The longer I live the more my mind dwells upon the beauty and the wonder of the world… I have loved the feel of the grass under my feet, and the sound of the running streams by my side. The hum of the wind in the treetops has always been good music to me…
Last week, I went to visit my parents in Damascus, VA, to celebrate Mother’s Day and my Dad’s 84th birthday. In what has become somewhat of an annual tradition, we went up to see the wildflower display at Elk Garden, part of the Mount Rogers National Recreation Area. It did not disappoint, and the array of blooming flowers was spectacular. Here are just a few of the stars of the trail…
While we were up the trail gawking at flowers, my folks stayed at the parking lot and talked with the many hikers heading north on the Appalachian Trail (AT). The wildflower display is on part of the AT. Damascus, known as the Friendliest Town on the AT, is hosting its annual Trail Days on May 15-17, where thousands of people join hundreds of hikers to celebrate all things AT, so traffic on the trail tends to increase this time of year.

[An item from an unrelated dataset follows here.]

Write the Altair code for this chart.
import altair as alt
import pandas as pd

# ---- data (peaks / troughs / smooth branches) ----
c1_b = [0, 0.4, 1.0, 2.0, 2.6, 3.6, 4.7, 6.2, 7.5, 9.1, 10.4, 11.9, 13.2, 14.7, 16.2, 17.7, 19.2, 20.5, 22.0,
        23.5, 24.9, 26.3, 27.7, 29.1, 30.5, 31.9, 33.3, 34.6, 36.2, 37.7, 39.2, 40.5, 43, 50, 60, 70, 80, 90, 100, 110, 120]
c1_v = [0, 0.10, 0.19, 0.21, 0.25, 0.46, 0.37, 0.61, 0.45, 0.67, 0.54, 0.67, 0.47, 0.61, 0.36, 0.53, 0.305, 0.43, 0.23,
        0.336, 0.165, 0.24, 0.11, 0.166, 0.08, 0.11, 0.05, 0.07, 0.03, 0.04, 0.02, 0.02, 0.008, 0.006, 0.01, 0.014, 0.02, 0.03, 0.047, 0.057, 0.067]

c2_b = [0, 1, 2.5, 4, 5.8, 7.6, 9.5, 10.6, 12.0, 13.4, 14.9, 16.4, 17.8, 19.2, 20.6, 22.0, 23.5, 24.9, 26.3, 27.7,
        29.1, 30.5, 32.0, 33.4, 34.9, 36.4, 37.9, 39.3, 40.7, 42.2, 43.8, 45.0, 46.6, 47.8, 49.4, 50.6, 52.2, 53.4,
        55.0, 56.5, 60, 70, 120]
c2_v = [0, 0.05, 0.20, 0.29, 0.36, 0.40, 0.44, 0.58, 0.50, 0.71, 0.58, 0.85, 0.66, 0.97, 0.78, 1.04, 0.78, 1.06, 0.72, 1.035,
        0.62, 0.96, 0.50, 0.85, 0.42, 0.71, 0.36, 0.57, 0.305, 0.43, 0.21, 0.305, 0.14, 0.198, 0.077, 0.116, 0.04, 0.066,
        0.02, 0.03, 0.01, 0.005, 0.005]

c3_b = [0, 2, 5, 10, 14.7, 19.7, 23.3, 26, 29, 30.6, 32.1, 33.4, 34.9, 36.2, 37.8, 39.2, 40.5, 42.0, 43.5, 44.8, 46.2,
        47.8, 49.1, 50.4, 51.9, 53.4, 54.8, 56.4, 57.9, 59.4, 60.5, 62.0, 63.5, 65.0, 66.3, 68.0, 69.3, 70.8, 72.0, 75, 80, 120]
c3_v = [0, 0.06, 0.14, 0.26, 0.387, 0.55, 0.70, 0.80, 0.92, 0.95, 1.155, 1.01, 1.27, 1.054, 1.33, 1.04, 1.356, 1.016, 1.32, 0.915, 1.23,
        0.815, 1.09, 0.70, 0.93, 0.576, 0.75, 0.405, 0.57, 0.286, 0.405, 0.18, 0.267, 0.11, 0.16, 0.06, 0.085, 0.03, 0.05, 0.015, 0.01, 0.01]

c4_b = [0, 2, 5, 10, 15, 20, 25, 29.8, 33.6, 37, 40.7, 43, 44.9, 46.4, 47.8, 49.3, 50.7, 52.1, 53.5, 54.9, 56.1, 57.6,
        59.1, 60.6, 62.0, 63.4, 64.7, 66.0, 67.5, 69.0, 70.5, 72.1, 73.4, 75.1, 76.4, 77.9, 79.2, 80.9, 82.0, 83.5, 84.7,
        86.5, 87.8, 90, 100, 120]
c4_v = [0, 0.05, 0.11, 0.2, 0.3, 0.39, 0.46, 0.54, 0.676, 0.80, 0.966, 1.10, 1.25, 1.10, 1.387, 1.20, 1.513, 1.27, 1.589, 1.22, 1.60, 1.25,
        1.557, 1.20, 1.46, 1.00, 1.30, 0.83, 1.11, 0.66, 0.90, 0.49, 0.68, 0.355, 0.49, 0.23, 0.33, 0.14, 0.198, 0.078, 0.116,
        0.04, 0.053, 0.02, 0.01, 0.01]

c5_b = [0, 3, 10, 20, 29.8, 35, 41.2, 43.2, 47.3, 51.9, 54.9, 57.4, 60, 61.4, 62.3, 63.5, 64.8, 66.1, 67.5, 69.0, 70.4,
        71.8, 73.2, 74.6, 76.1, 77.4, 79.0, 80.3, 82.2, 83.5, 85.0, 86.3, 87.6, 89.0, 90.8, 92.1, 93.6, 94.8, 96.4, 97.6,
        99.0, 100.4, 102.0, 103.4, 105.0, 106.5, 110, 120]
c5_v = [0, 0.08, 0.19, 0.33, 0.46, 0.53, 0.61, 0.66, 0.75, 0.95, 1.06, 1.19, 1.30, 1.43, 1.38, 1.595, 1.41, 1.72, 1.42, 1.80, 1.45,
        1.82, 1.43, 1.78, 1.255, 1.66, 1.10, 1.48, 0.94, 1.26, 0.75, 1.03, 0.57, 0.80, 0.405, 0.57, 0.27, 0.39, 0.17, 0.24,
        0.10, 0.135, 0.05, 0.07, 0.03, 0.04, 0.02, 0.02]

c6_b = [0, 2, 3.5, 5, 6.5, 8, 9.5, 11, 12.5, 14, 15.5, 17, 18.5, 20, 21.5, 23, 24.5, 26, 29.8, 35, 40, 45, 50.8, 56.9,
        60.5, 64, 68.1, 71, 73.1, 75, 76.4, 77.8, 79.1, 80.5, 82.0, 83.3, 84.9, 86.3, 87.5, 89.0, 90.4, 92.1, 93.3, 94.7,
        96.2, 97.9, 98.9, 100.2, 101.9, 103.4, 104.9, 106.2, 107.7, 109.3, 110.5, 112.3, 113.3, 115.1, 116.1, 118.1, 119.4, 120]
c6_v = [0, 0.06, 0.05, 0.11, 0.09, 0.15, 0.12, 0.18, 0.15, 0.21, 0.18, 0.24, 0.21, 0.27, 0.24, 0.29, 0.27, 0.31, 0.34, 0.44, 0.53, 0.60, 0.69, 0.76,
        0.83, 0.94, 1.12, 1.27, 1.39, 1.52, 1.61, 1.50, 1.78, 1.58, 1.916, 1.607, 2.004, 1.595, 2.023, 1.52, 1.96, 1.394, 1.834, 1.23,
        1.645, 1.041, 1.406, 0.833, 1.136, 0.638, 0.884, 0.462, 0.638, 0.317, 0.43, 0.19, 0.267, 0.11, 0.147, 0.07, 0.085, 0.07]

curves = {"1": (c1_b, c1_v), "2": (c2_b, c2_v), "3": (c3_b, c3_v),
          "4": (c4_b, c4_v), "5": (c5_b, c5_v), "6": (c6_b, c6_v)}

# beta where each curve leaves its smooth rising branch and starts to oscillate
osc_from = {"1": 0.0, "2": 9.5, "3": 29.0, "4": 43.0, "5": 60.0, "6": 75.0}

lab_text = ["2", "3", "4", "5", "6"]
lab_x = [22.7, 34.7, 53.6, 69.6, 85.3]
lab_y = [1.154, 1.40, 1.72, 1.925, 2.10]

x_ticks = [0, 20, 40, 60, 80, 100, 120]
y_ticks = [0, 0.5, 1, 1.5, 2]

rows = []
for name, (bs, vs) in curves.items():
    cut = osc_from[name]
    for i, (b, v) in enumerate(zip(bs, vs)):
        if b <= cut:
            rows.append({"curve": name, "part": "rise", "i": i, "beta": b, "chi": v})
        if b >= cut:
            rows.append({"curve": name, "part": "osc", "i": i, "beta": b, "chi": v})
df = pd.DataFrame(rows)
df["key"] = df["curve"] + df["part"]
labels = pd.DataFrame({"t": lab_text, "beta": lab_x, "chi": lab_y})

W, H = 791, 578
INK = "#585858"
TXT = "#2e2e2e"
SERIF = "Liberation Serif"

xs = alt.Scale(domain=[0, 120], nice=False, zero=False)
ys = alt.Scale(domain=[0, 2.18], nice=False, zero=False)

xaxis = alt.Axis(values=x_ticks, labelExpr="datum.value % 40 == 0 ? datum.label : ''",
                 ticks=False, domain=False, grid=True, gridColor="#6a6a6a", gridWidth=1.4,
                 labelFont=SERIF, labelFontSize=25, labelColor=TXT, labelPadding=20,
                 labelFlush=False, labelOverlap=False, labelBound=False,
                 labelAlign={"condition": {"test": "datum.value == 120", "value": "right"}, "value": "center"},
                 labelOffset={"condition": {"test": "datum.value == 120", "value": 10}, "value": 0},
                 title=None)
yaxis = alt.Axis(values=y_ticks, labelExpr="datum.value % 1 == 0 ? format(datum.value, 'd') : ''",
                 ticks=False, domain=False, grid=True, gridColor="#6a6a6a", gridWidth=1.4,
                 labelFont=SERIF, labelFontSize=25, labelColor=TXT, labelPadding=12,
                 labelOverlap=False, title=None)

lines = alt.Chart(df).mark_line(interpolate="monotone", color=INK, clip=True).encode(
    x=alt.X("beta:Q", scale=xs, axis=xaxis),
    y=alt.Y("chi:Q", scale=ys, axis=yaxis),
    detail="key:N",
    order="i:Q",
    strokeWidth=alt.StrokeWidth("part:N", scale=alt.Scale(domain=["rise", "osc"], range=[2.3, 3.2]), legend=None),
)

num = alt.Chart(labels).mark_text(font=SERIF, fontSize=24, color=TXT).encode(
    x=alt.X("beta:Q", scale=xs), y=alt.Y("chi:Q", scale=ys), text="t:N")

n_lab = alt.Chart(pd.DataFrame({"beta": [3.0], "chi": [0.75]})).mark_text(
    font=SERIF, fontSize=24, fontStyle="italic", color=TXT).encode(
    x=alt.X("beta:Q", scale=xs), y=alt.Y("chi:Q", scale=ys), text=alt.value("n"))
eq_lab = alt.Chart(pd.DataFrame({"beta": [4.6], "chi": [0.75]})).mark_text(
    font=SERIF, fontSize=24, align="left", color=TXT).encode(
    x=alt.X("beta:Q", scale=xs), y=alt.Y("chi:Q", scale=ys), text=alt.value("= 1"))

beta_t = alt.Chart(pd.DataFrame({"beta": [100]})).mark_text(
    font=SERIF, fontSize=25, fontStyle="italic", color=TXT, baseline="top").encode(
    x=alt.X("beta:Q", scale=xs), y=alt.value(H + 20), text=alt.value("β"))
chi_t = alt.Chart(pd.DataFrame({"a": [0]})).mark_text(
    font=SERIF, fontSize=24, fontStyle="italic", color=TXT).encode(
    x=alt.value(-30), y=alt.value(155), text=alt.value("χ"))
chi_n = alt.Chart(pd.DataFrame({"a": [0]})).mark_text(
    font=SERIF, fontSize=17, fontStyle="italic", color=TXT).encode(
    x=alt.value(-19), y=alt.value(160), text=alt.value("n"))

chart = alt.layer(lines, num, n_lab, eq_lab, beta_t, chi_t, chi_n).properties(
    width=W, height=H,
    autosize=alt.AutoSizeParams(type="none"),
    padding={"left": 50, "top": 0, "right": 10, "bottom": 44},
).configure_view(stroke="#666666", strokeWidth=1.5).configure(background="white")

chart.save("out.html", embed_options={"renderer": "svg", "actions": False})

Another sign of trail traffic is the large number of packages waiting to be picked up by through-hikers at the Damascus Post Office and trail-friendly vendors in town like Mount Rogers Outfitters.
There is another famous trail that passes through this little mountain community, and one that, In spite of having spent a lot of time in Damascus over the years, I had not made the time to properly visit. I am speaking of the famous Virginia Creeper Trail.
The Virginia Creeper Trail is a 34-mile rail-to-recreation trail that runs from Abingdon, VA, through Damascus, and up to Whitetop Station near the VA-NC border. The last train to run this route was in 1977. The conversion to a trail was completed in 1984. Over 100,000 people now ride the trail each year, bringing tens of thousands of dollars into the local communities. There are at least five bike rental shops in Damascus alone. The sight of multiple vans hauling trailer loads of bikes on almost any warm weekend is one of the reasons I probably have put off doing this trail (crowds not being my thing). It has also probably been twenty years since I have been on a bicycle, so that may have entered into the equation as well. But, being there on a weekday, early in the season, I thought it was finally time. As it turned out, there were very few people on the trail that morning, other than the family of 6 that rode the thirty minutes up to Whitetop Station in our van. After traveling only a few hundred yards down the trail, my first thoughts were you really do never forget how to ride a bike, and why had I waited so long to experience this – it is beautiful!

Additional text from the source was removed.